_Exercise details:_
All of the data should be repeated exactly; pictures are not part of the copy.

··········

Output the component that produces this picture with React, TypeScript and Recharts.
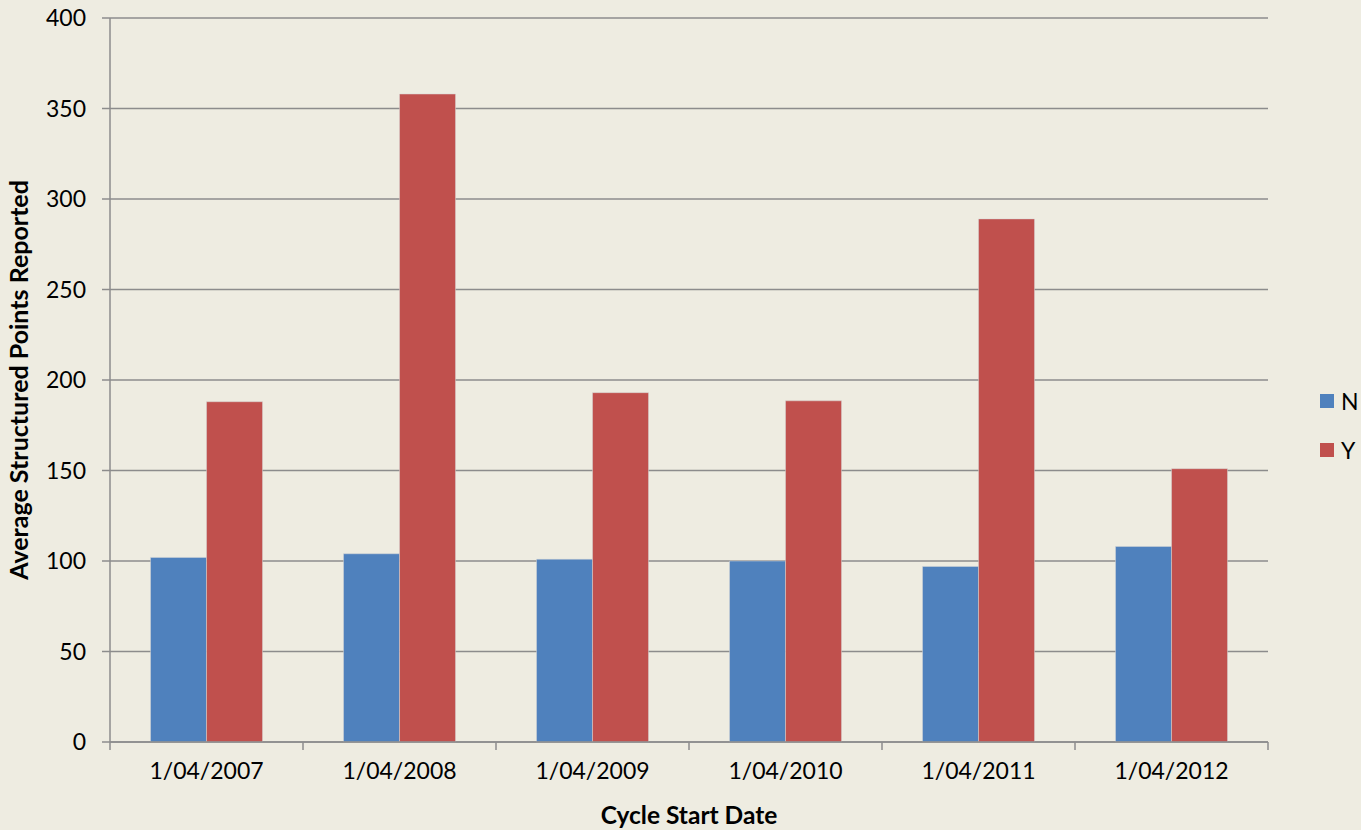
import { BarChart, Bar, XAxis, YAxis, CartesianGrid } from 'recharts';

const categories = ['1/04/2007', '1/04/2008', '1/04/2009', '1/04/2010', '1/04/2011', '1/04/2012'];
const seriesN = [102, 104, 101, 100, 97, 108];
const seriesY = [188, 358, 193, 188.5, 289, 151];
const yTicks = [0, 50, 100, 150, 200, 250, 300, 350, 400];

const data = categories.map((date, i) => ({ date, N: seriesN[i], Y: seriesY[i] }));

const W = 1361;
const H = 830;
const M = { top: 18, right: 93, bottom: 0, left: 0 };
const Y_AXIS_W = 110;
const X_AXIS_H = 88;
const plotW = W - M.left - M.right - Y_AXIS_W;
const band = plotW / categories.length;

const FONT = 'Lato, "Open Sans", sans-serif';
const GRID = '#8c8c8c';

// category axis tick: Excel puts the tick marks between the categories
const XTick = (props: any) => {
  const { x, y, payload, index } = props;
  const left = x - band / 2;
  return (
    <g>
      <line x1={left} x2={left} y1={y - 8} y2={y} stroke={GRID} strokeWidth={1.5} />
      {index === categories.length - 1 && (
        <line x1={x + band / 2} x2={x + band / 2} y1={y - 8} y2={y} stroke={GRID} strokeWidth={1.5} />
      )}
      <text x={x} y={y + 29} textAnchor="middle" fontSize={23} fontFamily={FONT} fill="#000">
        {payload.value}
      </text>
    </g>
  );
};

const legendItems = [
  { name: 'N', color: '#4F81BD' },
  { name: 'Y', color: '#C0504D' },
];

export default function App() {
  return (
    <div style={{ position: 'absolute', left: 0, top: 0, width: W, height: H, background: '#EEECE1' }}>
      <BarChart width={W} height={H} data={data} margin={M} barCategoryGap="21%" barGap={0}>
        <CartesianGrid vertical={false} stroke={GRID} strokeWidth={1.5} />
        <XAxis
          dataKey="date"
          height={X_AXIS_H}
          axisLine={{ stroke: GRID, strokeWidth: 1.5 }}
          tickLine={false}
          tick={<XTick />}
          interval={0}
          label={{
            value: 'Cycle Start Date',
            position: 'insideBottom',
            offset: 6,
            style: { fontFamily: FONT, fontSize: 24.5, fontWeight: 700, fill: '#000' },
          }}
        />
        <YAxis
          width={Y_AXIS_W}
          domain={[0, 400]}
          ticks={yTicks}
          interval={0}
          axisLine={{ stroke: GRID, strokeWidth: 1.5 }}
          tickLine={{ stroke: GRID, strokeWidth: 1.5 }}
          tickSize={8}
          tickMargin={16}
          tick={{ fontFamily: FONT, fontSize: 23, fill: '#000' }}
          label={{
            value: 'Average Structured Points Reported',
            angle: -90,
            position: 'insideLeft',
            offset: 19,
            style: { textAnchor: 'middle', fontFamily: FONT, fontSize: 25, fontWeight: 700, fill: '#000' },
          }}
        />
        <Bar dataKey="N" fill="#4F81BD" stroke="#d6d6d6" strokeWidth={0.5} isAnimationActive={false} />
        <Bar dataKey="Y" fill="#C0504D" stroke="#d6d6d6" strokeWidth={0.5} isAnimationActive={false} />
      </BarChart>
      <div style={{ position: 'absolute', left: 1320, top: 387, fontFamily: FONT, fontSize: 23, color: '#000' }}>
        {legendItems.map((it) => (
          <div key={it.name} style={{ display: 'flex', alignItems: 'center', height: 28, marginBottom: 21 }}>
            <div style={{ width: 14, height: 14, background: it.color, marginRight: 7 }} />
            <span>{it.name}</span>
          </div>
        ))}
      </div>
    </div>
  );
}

··········

_Solved exercise:_
Output the component that produces this picture with React, TypeScript and Recharts.
import { BarChart, Bar, XAxis, YAxis, CartesianGrid } from 'recharts';

const categories = ['1/04/2007', '1/04/2008', '1/04/2009', '1/04/2010', '1/04/2011', '1/04/2012'];
const seriesN = [102, 104, 101, 100, 97, 108];
const seriesY = [188, 358, 193, 188.5, 289, 151];
const yTicks = [0, 50, 100, 150, 200, 250, 300, 350, 400];

const data = categories.map((date, i) => ({ date, N: seriesN[i], Y: seriesY[i] }));

const W = 1361;
const H = 830;
const M = { top: 18, right: 93, bottom: 0, left: 0 };
const Y_AXIS_W = 110;
const X_AXIS_H = 88;
const plotW = W - M.left - M.right - Y_AXIS_W;
const band = plotW / categories.length;

const FONT = 'Lato, "Open Sans", sans-serif';
const GRID = '#8c8c8c';

// category axis tick: Excel puts the tick marks between the categories
const XTick = (props: any) => {
  const { x, y, payload, index } = props;
  const left = x - band / 2;
  return (
    <g>
      <line x1={left} x2={left} y1={y - 8} y2={y} stroke={GRID} strokeWidth={1.5} />
      {index === categories.length - 1 && (
        <line x1={x + band / 2} x2={x + band / 2} y1={y - 8} y2={y} stroke={GRID} strokeWidth={1.5} />
      )}
      <text x={x} y={y + 29} textAnchor="middle" fontSize={23} fontFamily={FONT} fill="#000">
        {payload.value}
      </text>
    </g>
  );
};

const legendItems = [
  { name: 'N', color: '#4F81BD' },
  { name: 'Y', color: '#C0504D' },
];

export default function App() {
  return (
    <div style={{ position: 'absolute', left: 0, top: 0, width: W, height: H, background: '#EEECE1' }}>
      <BarChart width={W} height={H} data={data} margin={M} barCategoryGap="21%" barGap={0}>
        <CartesianGrid vertical={false} stroke={GRID} strokeWidth={1.5} />
        <XAxis
          dataKey="date"
          height={X_AXIS_H}
          axisLine={{ stroke: GRID, strokeWidth: 1.5 }}
          tickLine={false}
          tick={<XTick />}
          interval={0}
          label={{
            value: 'Cycle Start Date',
            position: 'insideBottom',
            offset: 6,
            style: { fontFamily: FONT, fontSize: 24.5, fontWeight: 700, fill: '#000' },
          }}
        />
        <YAxis
          width={Y_AXIS_W}
          domain={[0, 400]}
          ticks={yTicks}
          interval={0}
          axisLine={{ stroke: GRID, strokeWidth: 1.5 }}
          tickLine={{ stroke: GRID, strokeWidth: 1.5 }}
          tickSize={8}
          tickMargin={16}
          tick={{ fontFamily: FONT, fontSize: 23, fill: '#000' }}
          label={{
            value: 'Average Structured Points Reported',
            angle: -90,
            position: 'insideLeft',
            offset: 19,
            style: { textAnchor: 'middle', fontFamily: FONT, fontSize: 25, fontWeight: 700, fill: '#000' },
          }}
        />
        <Bar dataKey="N" fill="#4F81BD" stroke="#d6d6d6" strokeWidth={0.5} isAnimationActive={false} />
        <Bar dataKey="Y" fill="#C0504D" stroke="#d6d6d6" strokeWidth={0.5} isAnimationActive={false} />
      </BarChart>
      <div style={{ position: 'absolute', left: 1320, top: 387, fontFamily: FONT, fontSize: 23, color: '#000' }}>
        {legendItems.map((it) => (
          <div key={it.name} style={{ display: 'flex', alignItems: 'center', height: 28, marginBottom: 21 }}>
            <div style={{ width: 14, height: 14, background: it.color, marginRight: 7 }} />
            <span>{it.name}</span>
          </div>
        ))}
      </div>
    </div>
  );
}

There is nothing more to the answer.